> [What to produce]: Don't include pictures. Quote the lines below from the first through the line that contains "const data = categories.map((name, i)".

> [Collected material]:
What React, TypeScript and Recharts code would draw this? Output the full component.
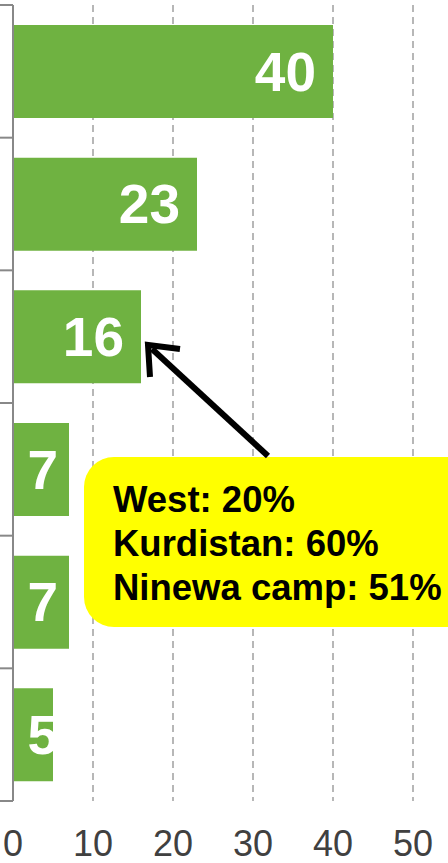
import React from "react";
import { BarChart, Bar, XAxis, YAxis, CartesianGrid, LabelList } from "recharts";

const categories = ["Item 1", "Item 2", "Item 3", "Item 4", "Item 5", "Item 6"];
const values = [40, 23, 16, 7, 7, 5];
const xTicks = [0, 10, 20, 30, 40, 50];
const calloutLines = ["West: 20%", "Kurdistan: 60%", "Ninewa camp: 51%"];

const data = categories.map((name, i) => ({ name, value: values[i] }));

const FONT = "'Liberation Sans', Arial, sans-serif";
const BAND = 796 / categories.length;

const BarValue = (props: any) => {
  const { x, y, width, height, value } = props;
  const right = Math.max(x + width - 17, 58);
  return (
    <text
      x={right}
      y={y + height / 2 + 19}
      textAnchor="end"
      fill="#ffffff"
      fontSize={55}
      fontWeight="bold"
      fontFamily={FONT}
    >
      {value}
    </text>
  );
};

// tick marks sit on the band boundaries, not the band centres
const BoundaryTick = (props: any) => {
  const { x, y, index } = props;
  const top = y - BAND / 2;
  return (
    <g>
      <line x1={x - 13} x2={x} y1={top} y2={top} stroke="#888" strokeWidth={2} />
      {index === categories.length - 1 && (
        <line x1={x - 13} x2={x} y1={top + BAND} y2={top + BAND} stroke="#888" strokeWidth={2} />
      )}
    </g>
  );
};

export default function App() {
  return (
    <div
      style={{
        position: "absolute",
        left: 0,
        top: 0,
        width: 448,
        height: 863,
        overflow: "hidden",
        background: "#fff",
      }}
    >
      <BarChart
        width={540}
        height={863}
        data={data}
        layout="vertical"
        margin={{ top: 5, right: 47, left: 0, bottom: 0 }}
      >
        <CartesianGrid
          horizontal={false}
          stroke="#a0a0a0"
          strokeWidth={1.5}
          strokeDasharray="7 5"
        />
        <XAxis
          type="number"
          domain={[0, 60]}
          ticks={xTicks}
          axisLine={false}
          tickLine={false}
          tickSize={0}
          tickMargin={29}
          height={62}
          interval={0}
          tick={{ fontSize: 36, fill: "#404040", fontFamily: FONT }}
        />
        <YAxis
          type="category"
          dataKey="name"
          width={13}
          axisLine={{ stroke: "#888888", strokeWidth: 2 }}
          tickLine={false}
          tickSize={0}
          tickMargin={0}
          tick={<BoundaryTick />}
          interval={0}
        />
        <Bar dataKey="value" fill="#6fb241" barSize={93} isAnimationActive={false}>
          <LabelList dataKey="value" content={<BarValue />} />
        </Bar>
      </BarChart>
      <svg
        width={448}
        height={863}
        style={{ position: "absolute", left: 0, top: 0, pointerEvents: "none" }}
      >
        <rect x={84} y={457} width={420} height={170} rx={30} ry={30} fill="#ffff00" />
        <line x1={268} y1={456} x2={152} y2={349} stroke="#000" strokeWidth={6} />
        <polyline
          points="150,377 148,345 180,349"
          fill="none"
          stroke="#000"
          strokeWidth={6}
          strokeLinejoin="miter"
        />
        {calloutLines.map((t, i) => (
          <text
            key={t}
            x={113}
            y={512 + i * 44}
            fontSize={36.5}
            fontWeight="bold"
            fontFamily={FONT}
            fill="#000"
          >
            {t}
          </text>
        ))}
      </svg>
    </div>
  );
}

> [Complete response]:
What React, TypeScript and Recharts code would draw this? Output the full component.
import React from "react";
import { BarChart, Bar, XAxis, YAxis, CartesianGrid, LabelList } from "recharts";

const categories = ["Item 1", "Item 2", "Item 3", "Item 4", "Item 5", "Item 6"];
const values = [40, 23, 16, 7, 7, 5];
const xTicks = [0, 10, 20, 30, 40, 50];
const calloutLines = ["West: 20%", "Kurdistan: 60%", "Ninewa camp: 51%"];

const data = categories.map((name, i) => ({ name, value: values[i] }));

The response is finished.